***** Stored data *****

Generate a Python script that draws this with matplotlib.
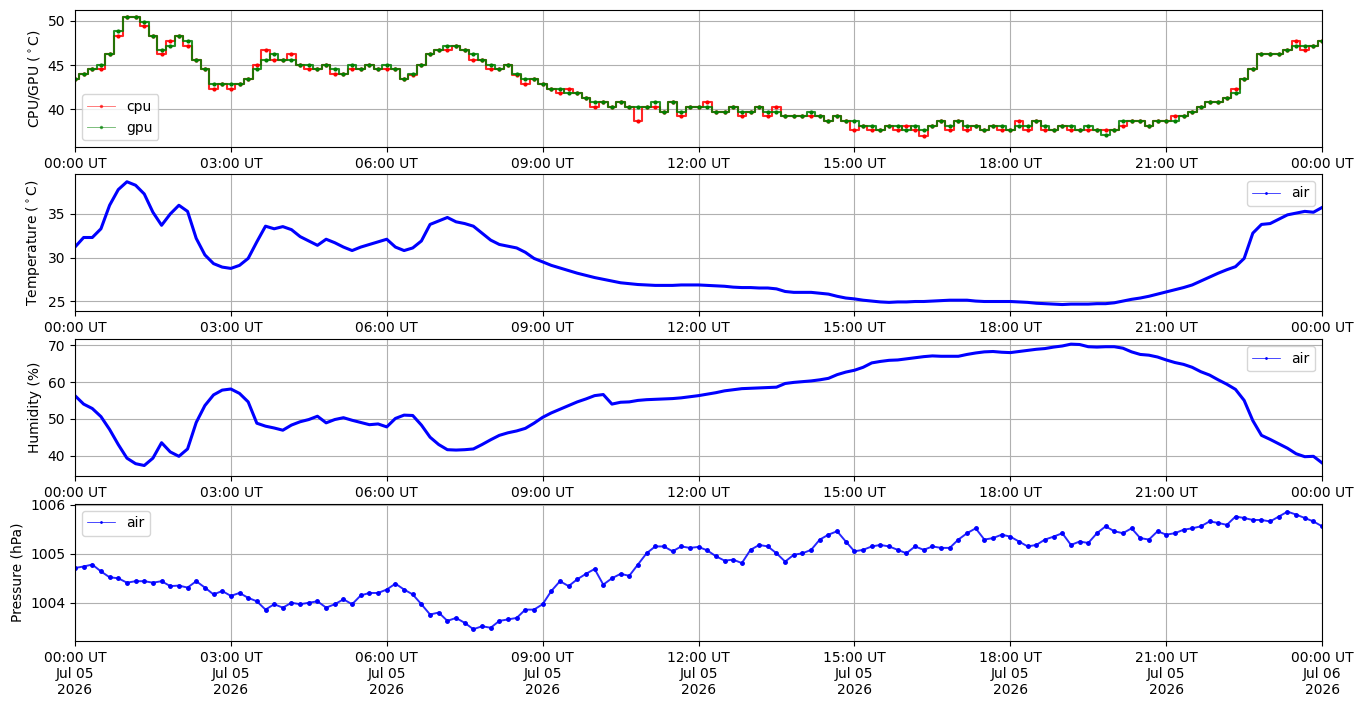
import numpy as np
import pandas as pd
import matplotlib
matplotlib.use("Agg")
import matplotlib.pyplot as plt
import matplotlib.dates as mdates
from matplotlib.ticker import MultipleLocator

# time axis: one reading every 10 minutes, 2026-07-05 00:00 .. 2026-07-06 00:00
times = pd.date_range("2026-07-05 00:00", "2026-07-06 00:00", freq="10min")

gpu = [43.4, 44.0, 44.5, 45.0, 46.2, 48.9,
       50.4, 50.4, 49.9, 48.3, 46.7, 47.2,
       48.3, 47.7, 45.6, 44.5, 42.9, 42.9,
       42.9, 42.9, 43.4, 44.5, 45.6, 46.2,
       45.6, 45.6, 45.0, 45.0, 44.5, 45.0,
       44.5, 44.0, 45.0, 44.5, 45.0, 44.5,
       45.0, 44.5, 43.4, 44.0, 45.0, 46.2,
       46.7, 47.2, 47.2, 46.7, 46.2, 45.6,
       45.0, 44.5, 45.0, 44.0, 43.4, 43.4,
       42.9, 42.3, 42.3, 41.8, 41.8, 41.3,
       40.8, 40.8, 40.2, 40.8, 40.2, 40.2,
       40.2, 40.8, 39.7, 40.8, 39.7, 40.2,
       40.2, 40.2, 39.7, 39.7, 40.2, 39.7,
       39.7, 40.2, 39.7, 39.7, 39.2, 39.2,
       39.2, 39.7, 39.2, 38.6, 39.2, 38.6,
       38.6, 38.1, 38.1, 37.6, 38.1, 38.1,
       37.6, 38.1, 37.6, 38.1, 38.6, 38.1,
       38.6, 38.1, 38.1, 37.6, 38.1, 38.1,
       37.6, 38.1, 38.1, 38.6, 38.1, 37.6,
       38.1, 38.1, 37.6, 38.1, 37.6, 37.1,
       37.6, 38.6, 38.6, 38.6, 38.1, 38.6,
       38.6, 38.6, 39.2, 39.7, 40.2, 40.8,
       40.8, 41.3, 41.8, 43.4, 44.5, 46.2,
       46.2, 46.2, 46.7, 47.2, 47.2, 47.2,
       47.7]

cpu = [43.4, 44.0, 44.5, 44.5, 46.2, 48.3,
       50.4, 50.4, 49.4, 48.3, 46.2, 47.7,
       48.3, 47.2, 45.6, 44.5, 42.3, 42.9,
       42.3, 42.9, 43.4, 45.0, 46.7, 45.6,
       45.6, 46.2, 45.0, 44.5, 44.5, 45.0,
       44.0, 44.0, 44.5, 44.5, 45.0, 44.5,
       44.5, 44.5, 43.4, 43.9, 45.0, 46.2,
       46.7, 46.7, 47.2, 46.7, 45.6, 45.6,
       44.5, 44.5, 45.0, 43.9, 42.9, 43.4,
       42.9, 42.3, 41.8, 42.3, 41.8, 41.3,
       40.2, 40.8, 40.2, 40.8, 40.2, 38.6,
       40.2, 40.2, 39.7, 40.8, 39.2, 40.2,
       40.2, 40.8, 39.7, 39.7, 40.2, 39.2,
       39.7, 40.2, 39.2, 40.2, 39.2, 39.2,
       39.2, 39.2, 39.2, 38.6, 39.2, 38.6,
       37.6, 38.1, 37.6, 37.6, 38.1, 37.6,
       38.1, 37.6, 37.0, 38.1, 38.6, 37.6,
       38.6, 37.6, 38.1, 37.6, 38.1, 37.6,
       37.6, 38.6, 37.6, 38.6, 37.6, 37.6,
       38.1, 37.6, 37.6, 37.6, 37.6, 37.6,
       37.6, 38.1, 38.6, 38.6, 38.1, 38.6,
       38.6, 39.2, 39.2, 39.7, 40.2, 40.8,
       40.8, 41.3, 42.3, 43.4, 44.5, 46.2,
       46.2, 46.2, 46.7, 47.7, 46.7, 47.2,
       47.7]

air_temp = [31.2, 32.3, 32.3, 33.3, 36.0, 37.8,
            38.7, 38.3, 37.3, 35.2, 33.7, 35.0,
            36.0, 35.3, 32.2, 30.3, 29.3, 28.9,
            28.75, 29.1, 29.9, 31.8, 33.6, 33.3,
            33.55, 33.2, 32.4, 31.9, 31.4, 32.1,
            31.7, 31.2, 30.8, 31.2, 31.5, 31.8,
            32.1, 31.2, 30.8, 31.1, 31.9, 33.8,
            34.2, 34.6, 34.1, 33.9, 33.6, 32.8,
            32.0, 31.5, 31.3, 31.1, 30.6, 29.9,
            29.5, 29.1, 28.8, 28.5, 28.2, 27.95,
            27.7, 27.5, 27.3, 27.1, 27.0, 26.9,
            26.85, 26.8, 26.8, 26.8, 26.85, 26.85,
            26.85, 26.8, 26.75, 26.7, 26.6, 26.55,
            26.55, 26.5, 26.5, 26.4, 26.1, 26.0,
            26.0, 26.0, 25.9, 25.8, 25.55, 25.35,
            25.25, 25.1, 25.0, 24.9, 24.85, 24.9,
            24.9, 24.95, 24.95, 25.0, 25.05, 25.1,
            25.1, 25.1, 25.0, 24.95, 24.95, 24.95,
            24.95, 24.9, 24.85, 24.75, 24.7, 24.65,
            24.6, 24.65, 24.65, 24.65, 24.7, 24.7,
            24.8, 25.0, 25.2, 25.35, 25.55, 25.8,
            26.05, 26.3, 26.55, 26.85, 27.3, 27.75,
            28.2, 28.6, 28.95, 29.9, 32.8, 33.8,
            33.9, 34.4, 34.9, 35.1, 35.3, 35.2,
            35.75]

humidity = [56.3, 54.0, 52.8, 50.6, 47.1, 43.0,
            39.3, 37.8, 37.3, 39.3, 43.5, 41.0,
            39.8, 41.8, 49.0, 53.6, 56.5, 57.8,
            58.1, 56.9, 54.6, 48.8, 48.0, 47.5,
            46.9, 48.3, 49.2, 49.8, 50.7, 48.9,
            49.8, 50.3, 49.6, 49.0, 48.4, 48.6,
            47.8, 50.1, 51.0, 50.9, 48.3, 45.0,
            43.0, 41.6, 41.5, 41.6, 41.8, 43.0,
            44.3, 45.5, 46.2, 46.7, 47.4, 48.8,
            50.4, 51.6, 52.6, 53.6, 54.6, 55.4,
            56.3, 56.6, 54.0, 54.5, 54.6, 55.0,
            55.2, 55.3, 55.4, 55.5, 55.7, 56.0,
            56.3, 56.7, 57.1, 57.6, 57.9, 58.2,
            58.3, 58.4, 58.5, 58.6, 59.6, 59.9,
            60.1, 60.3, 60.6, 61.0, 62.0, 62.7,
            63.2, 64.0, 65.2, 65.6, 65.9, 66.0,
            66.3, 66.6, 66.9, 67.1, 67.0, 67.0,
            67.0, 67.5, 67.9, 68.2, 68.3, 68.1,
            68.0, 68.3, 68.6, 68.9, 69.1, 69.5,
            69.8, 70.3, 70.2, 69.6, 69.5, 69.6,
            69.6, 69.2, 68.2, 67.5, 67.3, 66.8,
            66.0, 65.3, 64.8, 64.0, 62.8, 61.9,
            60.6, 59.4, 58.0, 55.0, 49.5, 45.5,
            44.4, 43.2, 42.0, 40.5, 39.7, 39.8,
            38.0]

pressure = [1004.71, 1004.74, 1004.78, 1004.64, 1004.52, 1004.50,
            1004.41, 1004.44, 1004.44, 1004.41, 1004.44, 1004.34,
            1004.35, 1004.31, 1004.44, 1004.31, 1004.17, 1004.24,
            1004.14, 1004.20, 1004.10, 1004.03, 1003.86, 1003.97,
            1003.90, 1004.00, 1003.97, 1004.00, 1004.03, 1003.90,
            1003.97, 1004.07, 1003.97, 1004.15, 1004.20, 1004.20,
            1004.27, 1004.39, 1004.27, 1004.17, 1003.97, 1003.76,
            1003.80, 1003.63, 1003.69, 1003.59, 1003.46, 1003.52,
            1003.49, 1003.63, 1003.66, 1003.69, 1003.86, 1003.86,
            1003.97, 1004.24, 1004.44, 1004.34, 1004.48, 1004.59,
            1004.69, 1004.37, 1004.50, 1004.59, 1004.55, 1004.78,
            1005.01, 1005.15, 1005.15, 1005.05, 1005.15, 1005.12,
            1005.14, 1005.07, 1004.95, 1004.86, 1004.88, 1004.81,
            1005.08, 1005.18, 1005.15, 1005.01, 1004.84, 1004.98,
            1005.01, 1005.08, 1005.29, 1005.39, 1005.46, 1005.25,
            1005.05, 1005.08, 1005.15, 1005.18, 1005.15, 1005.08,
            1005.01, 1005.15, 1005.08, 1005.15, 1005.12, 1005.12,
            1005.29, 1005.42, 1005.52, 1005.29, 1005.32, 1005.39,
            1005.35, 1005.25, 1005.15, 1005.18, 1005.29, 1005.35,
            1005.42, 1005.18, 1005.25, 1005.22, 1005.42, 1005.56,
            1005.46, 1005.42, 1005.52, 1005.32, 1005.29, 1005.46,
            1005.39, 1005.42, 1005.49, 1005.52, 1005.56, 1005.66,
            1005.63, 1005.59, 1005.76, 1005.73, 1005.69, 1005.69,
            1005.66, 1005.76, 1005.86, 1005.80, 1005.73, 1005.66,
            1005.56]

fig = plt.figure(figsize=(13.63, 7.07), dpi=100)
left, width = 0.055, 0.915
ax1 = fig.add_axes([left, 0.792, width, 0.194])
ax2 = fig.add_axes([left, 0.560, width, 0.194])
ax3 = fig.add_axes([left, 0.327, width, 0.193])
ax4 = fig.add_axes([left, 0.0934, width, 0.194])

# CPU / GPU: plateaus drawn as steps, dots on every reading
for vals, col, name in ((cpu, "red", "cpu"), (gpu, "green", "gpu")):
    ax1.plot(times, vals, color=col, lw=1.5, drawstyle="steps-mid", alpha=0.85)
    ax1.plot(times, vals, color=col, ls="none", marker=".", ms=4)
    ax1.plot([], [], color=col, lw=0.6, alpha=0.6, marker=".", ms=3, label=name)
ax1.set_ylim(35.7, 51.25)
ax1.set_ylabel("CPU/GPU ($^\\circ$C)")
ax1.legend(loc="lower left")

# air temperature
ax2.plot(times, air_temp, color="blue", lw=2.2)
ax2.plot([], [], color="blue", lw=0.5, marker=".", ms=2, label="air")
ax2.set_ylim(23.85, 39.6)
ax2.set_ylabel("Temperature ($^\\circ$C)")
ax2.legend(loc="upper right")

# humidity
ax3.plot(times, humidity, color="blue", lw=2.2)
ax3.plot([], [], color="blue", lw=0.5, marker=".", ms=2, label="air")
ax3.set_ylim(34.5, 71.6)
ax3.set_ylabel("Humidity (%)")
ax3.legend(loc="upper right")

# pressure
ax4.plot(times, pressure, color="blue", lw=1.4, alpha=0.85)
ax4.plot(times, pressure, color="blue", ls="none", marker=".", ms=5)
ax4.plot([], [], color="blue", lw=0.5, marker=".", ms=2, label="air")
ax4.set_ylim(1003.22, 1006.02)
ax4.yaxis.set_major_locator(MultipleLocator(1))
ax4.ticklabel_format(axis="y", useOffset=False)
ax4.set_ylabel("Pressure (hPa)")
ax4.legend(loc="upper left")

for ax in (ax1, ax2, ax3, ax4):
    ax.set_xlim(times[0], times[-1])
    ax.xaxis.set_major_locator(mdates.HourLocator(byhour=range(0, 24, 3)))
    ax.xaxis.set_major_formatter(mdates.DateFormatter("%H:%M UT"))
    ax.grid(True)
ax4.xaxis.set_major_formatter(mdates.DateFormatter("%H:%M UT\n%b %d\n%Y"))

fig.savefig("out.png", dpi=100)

*****

Check every line of the data above for the string "matplotlib", and copy those that have it.

Correct answer:
Generate a Python script that draws this with matplotlib.
import matplotlib
matplotlib.use("Agg")
import matplotlib.pyplot as plt
import matplotlib.dates as mdates
from matplotlib.ticker import MultipleLocator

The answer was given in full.